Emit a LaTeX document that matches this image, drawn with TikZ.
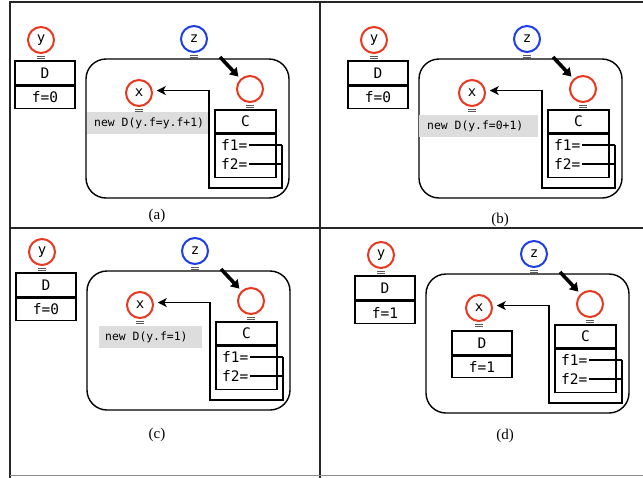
\documentclass[tikz,border=0pt]{standalone}
\usepackage{fontspec}
\setmainfont{Liberation Serif}
\setmonofont{DejaVu Sans Mono}
\usetikzlibrary{arrows.meta}
\definecolor{refred}{RGB}{232,56,32}
\definecolor{refblue}{RGB}{30,62,232}
\definecolor{codegray}{RGB}{221,221,221}
\tikzset{
  var/.style={circle, draw=refred, line width=2pt, minimum size=26pt, inner sep=0pt,
              font=\fontsize{14}{14}\selectfont\ttfamily},
  zvar/.style={var, draw=refblue},
  cell/.style={draw, line width=1.5pt, minimum width=60pt, inner sep=0pt,
               font=\fontsize{14.5}{14.5}\selectfont\ttfamily},
  field/.style={inner sep=1pt, font=\fontsize{14.5}{14.5}\selectfont\ttfamily},
  scopebox/.style={draw, line width=1.4pt, rounded corners=20pt, inner sep=0pt},
  codebox/.style={fill=codegray, inner sep=0pt, minimum height=22pt},
  codetext/.style={inner sep=0pt, font=\fontsize{11.4}{11.4}\selectfont\ttfamily},
  link/.style={line width=1.6pt},
  ptr/.style={link, -{Stealth[length=9pt,width=9pt,inset=2.5pt]}, shorten >=4pt},
  boldptr/.style={line width=3.6pt, -{Triangle[length=8pt,width=10pt]}, shorten >=3pt},
  eqline/.style={line width=0.8pt, black!65},
  framel/.style={line width=1.6pt, black!85},
  caption/.style={inner sep=0pt, font=\fontsize{15}{15}\selectfont}
}
\newcommand\eqmk[1]{%
  \draw[eqline] ([xshift=-4pt,yshift=-2pt]#1.south) -- ++(8,0);
  \draw[eqline] ([xshift=-4pt,yshift=-4.5pt]#1.south) -- ++(8,0);}
% #1 prefix, #2 shift x, #3 shift y, #4 value of y.f
\newcommand\refpanel[4]{%
\begin{scope}[shift={(#2,#3)}]
  \node[var] (#1y) at (41,40) {y};
  \eqmk{#1y}
  \node[cell, minimum height=24pt] (#1yD) at (45,73) {D};
  \node[cell, minimum height=22pt, anchor=north] (#1yF) at (#1yD.south) {f=#4};
  \node[zvar] (#1z) at (194,39) {z};
  \eqmk{#1z}
  \node[scopebox, minimum width=203pt, minimum height=139pt] (#1S) at (187.5,128.5) {};
  \node[var] (#1o) at (250,89) {};
  \eqmk{#1o}
  \node[var] (#1x) at (139,93) {x};
  \eqmk{#1x}
  \node[cell, minimum width=61pt, minimum height=23pt] (#1C) at (245.5,121.5) {C};
  \node[cell, minimum width=61pt, minimum height=43pt, anchor=north] (#1CF) at (#1C.south) {};
  \node[field, anchor=west] (#1f1) at (220,145) {f1=};
  \node[field, anchor=west] (#1f2) at (220,164) {f2=};
  \coordinate (#1r) at (282,188);
  \coordinate (#1l) at (209,188);
  \coordinate (#1zs) at (220,57);
  \draw[link] (#1f1.east) -- (#1f1.east -| #1r);
  \draw[link] (#1f2.east) -- (#1f2.east -| #1r);
  \draw[ptr] (#1f1.east -| #1r) -- (#1r) -- (#1l) |- (#1x.10);
  \draw[boldptr] (#1zs) -- (#1o);
\end{scope}}
\begin{document}
\begin{tikzpicture}[x=1pt, y=-1pt]
  \useasboundingbox (0,0) rectangle (643,477);
  % frame
  \draw[framel] (10,478) -- (10,2) -- (645,2);
  \draw[framel] (320,2) -- (320,478);
  \draw[framel] (10,228) -- (645,228);
  \draw[line width=1.2pt, black!45] (10,475.8) -- (645,475.8);
  % (a)
  \refpanel{a}{0}{0}{0}
  \node[codebox, minimum width=121pt, anchor=west] (acode) at (87,123) {};
  \node[codetext, anchor=west] (actext) at ([xshift=7pt]acode.west) {new D(y.f=y.f+1)};
  \node[caption] (acap) at (157,216) {(a)};
  % (b)
  \refpanel{b}{333}{0}{0}
  \node[codebox, minimum width=119pt, anchor=west] (bcode) at (419,126) {};
  \node[codetext, anchor=west] (bctext) at ([xshift=8pt]bcode.west) {new D(y.f=0+1)};
  \node[caption] (bcap) at (500,220) {(b)};
  % (c)
  \refpanel{c}{1}{212}{0}
  \node[codebox, minimum width=103pt, anchor=west] (ccode) at (99,337) {};
  \node[codetext, anchor=west] (cctext) at ([xshift=6pt]ccode.west) {new D(y.f=1)};
  \node[caption] (ccap) at (157,435) {(c)};
  % (d)
  \refpanel{d}{340}{215}{1}
  \node[cell, minimum height=24pt] (dxD) at (482,343) {D};
  \node[cell, minimum height=21pt, anchor=north] (dxF) at (dxD.south) {f=1};
  \node[caption] (dcap) at (505,436) {(d)};
\end{tikzpicture}
\end{document}
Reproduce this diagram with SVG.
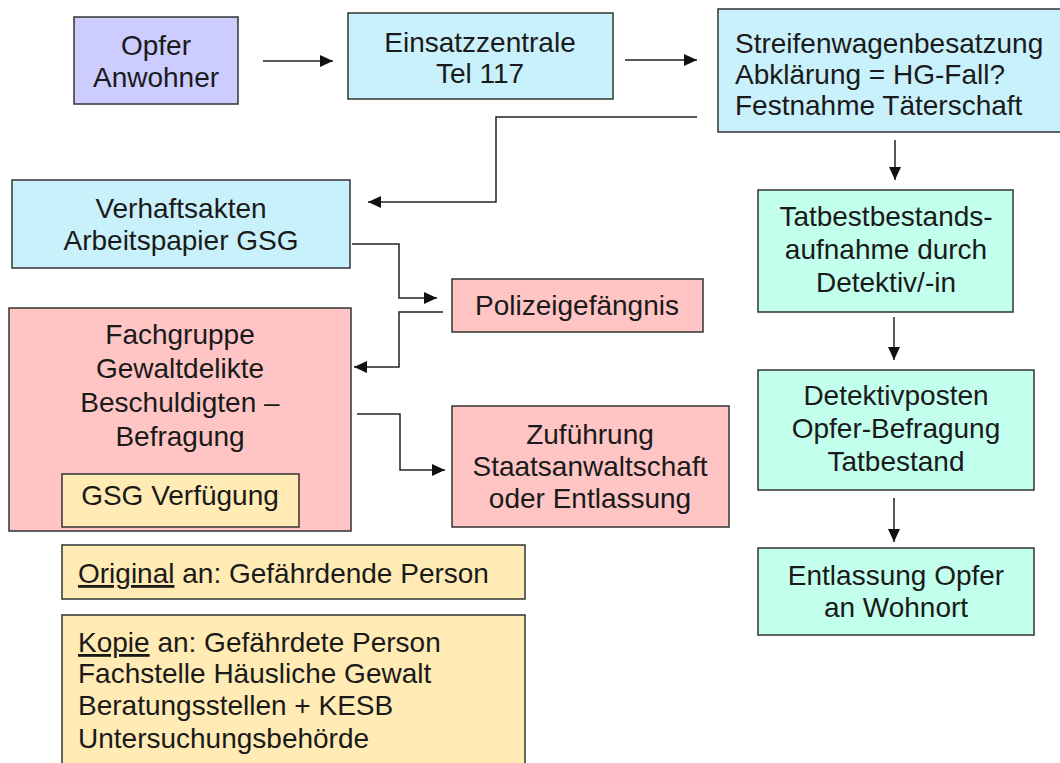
<svg xmlns="http://www.w3.org/2000/svg" width="1060" height="763" viewBox="0 0 1060 763">
<defs>
<style>
.box{stroke:#333;stroke-width:1.5}
.lav{fill:#CCCCFF}
.blue{fill:#C9F1FB}
.pink{fill:#FFC4C4}
.mint{fill:#C2FFEC}
.yel{fill:#FFEBB3}
text{font-family:"Liberation Sans",Arial,sans-serif;font-size:28px;fill:#1a1a1a}
.c{text-anchor:middle}
.con{fill:none;stroke:#222;stroke-width:1.5}
</style>
<marker id="ah" markerUnits="userSpaceOnUse" markerWidth="14" markerHeight="13" refX="13" refY="6" orient="auto">
<path d="M0,0 L13,6 L0,12 z" fill="#111"/>
</marker>
</defs>
<rect width="1060" height="763" fill="#fff"/>
<g id="connectors">
<line class="con" x1="263" y1="61" x2="333" y2="61" marker-end="url(#ah)"/>
<line class="con" x1="625" y1="60" x2="697" y2="60" marker-end="url(#ah)"/>
<line class="con" x1="895" y1="140" x2="895" y2="180" marker-end="url(#ah)"/>
<polyline class="con" points="697,117 496,117 496,202 368,202" marker-end="url(#ah)"/>
<polyline class="con" points="352,244 399,244 399,298 437,298" marker-end="url(#ah)"/>
<polyline class="con" points="443,312 399,312 399,367 354,367" marker-end="url(#ah)"/>
<polyline class="con" points="357,414 400,414 400,470 445,470" marker-end="url(#ah)"/>
<line class="con" x1="894" y1="317" x2="894" y2="360" marker-end="url(#ah)"/>
<line class="con" x1="894" y1="498" x2="894" y2="542" marker-end="url(#ah)"/>
</g>
<g id="opfer">
<rect class="box lav" x="74" y="17" width="164" height="87"/>
<text class="c" x="156" y="55">Opfer</text>
<text class="c" x="156" y="87">Anwohner</text>
</g>
<g id="einsatzzentrale">
<rect class="box blue" x="348" y="13" width="265" height="86"/>
<text class="c" x="480" y="52">Einsatzzentrale</text>
<text class="c" x="480" y="83">Tel 117</text>
</g>
<g id="streifenwagen">
<rect class="box blue" x="718" y="9" width="350" height="123"/>
<text x="735" y="53">Streifenwagenbesatzung</text>
<text x="735" y="84">Abklärung = HG-Fall?</text>
<text x="735" y="115">Festnahme Täterschaft</text>
</g>
<g id="verhaftsakten">
<rect class="box blue" x="12" y="180" width="338" height="88"/>
<text class="c" x="181" y="218">Verhaftsakten</text>
<text class="c" x="181" y="250">Arbeitspapier GSG</text>
</g>
<g id="polizeigefaengnis">
<rect class="box pink" x="452" y="279" width="251" height="53"/>
<text class="c" x="577" y="315">Polizeigefängnis</text>
</g>
<g id="fachgruppe">
<rect class="box pink" x="9" y="308" width="342" height="223"/>
<text class="c" x="180" y="344">Fachgruppe</text>
<text class="c" x="180" y="378">Gewaltdelikte</text>
<text class="c" x="180" y="412">Beschuldigten –</text>
<text class="c" x="180" y="446">Befragung</text>
</g>
<g id="gsg-verfuegung">
<rect class="box yel" x="62" y="474" width="237" height="53"/>
<text class="c" x="180" y="505">GSG Verfügung</text>
</g>
<g id="zufuehrung">
<rect class="box pink" x="452" y="406" width="277" height="121"/>
<text class="c" x="590" y="444">Zuführung</text>
<text class="c" x="590" y="476">Staatsanwaltschaft</text>
<text class="c" x="590" y="508">oder Entlassung</text>
</g>
<g id="tatbestand">
<rect class="box mint" x="758" y="190" width="255" height="122"/>
<text class="c" x="886" y="226">Tatbestbestands-</text>
<text class="c" x="886" y="259">aufnahme durch</text>
<text class="c" x="886" y="292">Detektiv/-in</text>
</g>
<g id="detektivposten">
<rect class="box mint" x="758" y="370" width="276" height="120"/>
<text class="c" x="896" y="405">Detektivposten</text>
<text class="c" x="896" y="438">Opfer-Befragung</text>
<text class="c" x="896" y="471">Tatbestand</text>
</g>
<g id="entlassung">
<rect class="box mint" x="758" y="548" width="276" height="87"/>
<text class="c" x="896" y="585">Entlassung Opfer</text>
<text class="c" x="896" y="617">an Wohnort</text>
</g>
<g id="original">
<rect class="box yel" x="62" y="545" width="463" height="54"/>
<text x="78" y="583"><tspan text-decoration="underline">Original</tspan> an: Gefährdende Person</text>
</g>
<g id="kopie">
<rect class="box yel" x="62" y="615" width="463" height="160"/>
<text x="78" y="652"><tspan text-decoration="underline">Kopie</tspan> an: Gefährdete Person</text>
<text x="78" y="683">Fachstelle Häusliche Gewalt</text>
<text x="78" y="715">Beratungsstellen + KESB</text>
<text x="78" y="748">Untersuchungsbehörde</text>
</g>
</svg>
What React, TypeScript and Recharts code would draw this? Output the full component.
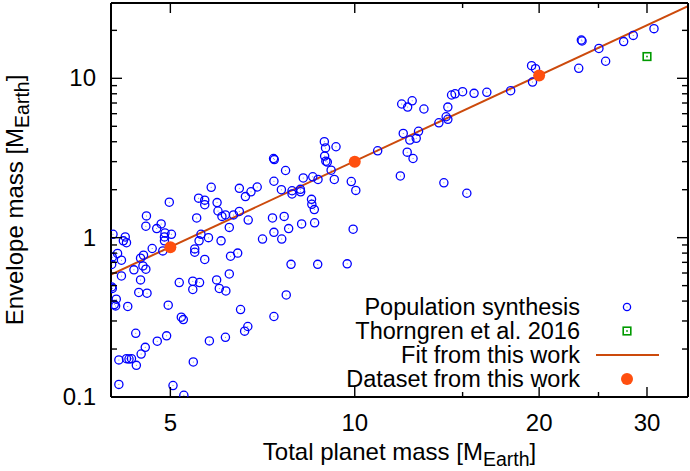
══════
● **The task**
How many lines of the data hold the string "this"? Reply with the number alone.

● **Task solution**
3